__Goal of the exercise__
Give the data again exactly as written, skipping any pictures.

★ ★ ★ ★ ★ ★ ★

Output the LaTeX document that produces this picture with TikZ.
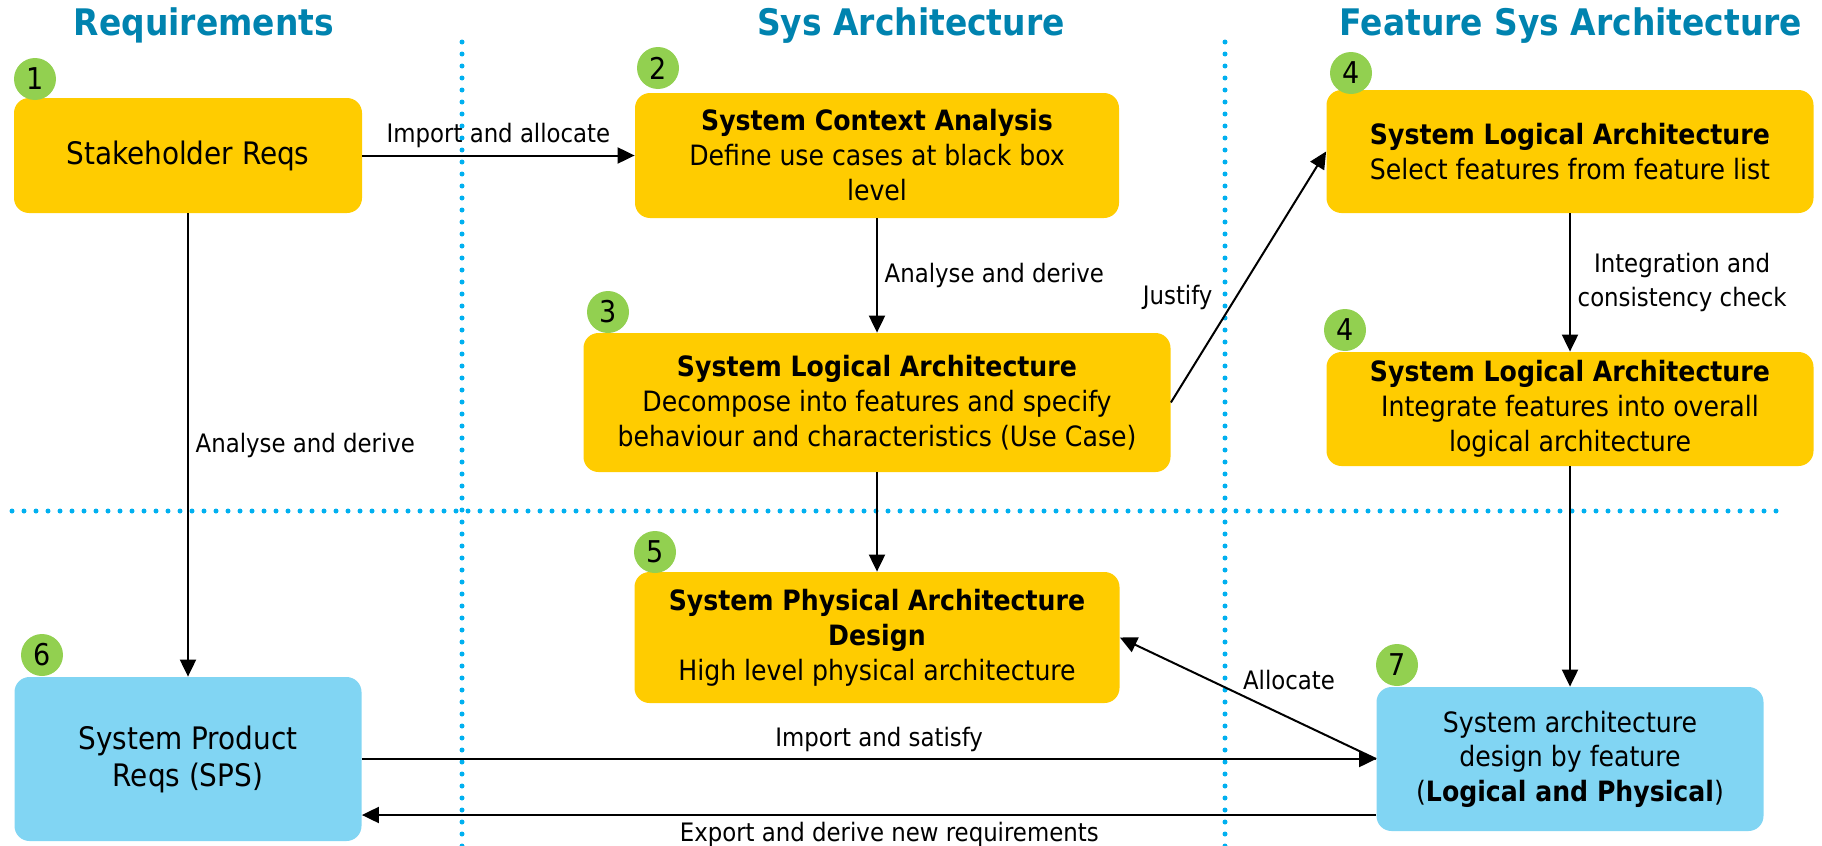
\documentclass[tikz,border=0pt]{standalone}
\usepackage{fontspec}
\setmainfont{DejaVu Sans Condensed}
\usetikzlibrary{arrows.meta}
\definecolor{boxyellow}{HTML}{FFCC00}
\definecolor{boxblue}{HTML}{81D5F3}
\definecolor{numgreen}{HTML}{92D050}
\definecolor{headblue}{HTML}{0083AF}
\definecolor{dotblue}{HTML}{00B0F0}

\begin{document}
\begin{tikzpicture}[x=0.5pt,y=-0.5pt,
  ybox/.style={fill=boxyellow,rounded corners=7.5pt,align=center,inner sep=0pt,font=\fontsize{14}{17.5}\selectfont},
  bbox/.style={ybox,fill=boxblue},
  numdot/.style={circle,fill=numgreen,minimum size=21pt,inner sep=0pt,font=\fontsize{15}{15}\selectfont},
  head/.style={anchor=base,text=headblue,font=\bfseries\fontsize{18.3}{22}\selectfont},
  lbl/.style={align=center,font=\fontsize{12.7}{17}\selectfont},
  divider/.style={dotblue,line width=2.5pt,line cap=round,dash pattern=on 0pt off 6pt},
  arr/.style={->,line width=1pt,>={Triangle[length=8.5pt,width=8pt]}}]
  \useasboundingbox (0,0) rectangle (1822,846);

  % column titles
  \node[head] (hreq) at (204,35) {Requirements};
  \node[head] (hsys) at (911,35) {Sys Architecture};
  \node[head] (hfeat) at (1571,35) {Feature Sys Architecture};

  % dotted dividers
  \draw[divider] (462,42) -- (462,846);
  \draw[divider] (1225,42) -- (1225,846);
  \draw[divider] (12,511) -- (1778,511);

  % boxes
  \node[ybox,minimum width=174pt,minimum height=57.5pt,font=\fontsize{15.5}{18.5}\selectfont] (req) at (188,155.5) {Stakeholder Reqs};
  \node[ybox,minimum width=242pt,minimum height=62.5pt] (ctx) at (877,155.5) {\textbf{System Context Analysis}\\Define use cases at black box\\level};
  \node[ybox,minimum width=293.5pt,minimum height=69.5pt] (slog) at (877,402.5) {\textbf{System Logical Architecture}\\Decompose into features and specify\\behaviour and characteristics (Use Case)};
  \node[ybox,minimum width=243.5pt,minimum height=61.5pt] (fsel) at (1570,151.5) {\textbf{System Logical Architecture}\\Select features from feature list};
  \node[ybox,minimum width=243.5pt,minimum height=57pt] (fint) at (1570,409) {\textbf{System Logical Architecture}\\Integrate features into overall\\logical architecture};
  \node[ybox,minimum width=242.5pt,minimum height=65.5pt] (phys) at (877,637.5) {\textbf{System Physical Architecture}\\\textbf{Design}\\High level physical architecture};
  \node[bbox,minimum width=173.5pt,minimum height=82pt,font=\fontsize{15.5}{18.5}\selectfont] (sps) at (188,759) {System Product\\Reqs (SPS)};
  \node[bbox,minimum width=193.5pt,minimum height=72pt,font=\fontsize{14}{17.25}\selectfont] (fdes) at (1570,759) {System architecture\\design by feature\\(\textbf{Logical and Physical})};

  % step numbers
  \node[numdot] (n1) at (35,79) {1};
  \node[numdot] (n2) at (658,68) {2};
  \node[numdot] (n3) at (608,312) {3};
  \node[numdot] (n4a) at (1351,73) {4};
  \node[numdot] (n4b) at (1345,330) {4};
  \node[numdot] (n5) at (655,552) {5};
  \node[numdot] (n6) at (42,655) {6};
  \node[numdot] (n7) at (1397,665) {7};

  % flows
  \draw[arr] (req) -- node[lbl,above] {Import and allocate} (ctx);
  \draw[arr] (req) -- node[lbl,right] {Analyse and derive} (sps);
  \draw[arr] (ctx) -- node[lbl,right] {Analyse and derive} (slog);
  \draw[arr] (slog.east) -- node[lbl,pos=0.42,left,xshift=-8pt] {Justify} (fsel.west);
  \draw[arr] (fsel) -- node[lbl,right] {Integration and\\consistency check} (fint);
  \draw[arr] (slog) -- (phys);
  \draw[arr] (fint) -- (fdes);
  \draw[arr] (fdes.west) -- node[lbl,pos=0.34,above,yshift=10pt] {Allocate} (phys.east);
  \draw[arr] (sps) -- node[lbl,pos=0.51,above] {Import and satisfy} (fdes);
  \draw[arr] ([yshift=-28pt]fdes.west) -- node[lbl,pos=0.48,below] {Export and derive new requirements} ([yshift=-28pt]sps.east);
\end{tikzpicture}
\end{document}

★ ★ ★ ★ ★ ★ ★

__Task answer__
Output the LaTeX document that produces this picture with TikZ.
\documentclass[tikz,border=0pt]{standalone}
\usepackage{fontspec}
\setmainfont{DejaVu Sans Condensed}
\usetikzlibrary{arrows.meta}
\definecolor{boxyellow}{HTML}{FFCC00}
\definecolor{boxblue}{HTML}{81D5F3}
\definecolor{numgreen}{HTML}{92D050}
\definecolor{headblue}{HTML}{0083AF}
\definecolor{dotblue}{HTML}{00B0F0}

\begin{document}
\begin{tikzpicture}[x=0.5pt,y=-0.5pt,
  ybox/.style={fill=boxyellow,rounded corners=7.5pt,align=center,inner sep=0pt,font=\fontsize{14}{17.5}\selectfont},
  bbox/.style={ybox,fill=boxblue},
  numdot/.style={circle,fill=numgreen,minimum size=21pt,inner sep=0pt,font=\fontsize{15}{15}\selectfont},
  head/.style={anchor=base,text=headblue,font=\bfseries\fontsize{18.3}{22}\selectfont},
  lbl/.style={align=center,font=\fontsize{12.7}{17}\selectfont},
  divider/.style={dotblue,line width=2.5pt,line cap=round,dash pattern=on 0pt off 6pt},
  arr/.style={->,line width=1pt,>={Triangle[length=8.5pt,width=8pt]}}]
  \useasboundingbox (0,0) rectangle (1822,846);

  % column titles
  \node[head] (hreq) at (204,35) {Requirements};
  \node[head] (hsys) at (911,35) {Sys Architecture};
  \node[head] (hfeat) at (1571,35) {Feature Sys Architecture};

  % dotted dividers
  \draw[divider] (462,42) -- (462,846);
  \draw[divider] (1225,42) -- (1225,846);
  \draw[divider] (12,511) -- (1778,511);

  % boxes
  \node[ybox,minimum width=174pt,minimum height=57.5pt,font=\fontsize{15.5}{18.5}\selectfont] (req) at (188,155.5) {Stakeholder Reqs};
  \node[ybox,minimum width=242pt,minimum height=62.5pt] (ctx) at (877,155.5) {\textbf{System Context Analysis}\\Define use cases at black box\\level};
  \node[ybox,minimum width=293.5pt,minimum height=69.5pt] (slog) at (877,402.5) {\textbf{System Logical Architecture}\\Decompose into features and specify\\behaviour and characteristics (Use Case)};
  \node[ybox,minimum width=243.5pt,minimum height=61.5pt] (fsel) at (1570,151.5) {\textbf{System Logical Architecture}\\Select features from feature list};
  \node[ybox,minimum width=243.5pt,minimum height=57pt] (fint) at (1570,409) {\textbf{System Logical Architecture}\\Integrate features into overall\\logical architecture};
  \node[ybox,minimum width=242.5pt,minimum height=65.5pt] (phys) at (877,637.5) {\textbf{System Physical Architecture}\\\textbf{Design}\\High level physical architecture};
  \node[bbox,minimum width=173.5pt,minimum height=82pt,font=\fontsize{15.5}{18.5}\selectfont] (sps) at (188,759) {System Product\\Reqs (SPS)};
  \node[bbox,minimum width=193.5pt,minimum height=72pt,font=\fontsize{14}{17.25}\selectfont] (fdes) at (1570,759) {System architecture\\design by feature\\(\textbf{Logical and Physical})};

  % step numbers
  \node[numdot] (n1) at (35,79) {1};
  \node[numdot] (n2) at (658,68) {2};
  \node[numdot] (n3) at (608,312) {3};
  \node[numdot] (n4a) at (1351,73) {4};
  \node[numdot] (n4b) at (1345,330) {4};
  \node[numdot] (n5) at (655,552) {5};
  \node[numdot] (n6) at (42,655) {6};
  \node[numdot] (n7) at (1397,665) {7};

  % flows
  \draw[arr] (req) -- node[lbl,above] {Import and allocate} (ctx);
  \draw[arr] (req) -- node[lbl,right] {Analyse and derive} (sps);
  \draw[arr] (ctx) -- node[lbl,right] {Analyse and derive} (slog);
  \draw[arr] (slog.east) -- node[lbl,pos=0.42,left,xshift=-8pt] {Justify} (fsel.west);
  \draw[arr] (fsel) -- node[lbl,right] {Integration and\\consistency check} (fint);
  \draw[arr] (slog) -- (phys);
  \draw[arr] (fint) -- (fdes);
  \draw[arr] (fdes.west) -- node[lbl,pos=0.34,above,yshift=10pt] {Allocate} (phys.east);
  \draw[arr] (sps) -- node[lbl,pos=0.51,above] {Import and satisfy} (fdes);
  \draw[arr] ([yshift=-28pt]fdes.west) -- node[lbl,pos=0.48,below] {Export and derive new requirements} ([yshift=-28pt]sps.east);
\end{tikzpicture}
\end{document}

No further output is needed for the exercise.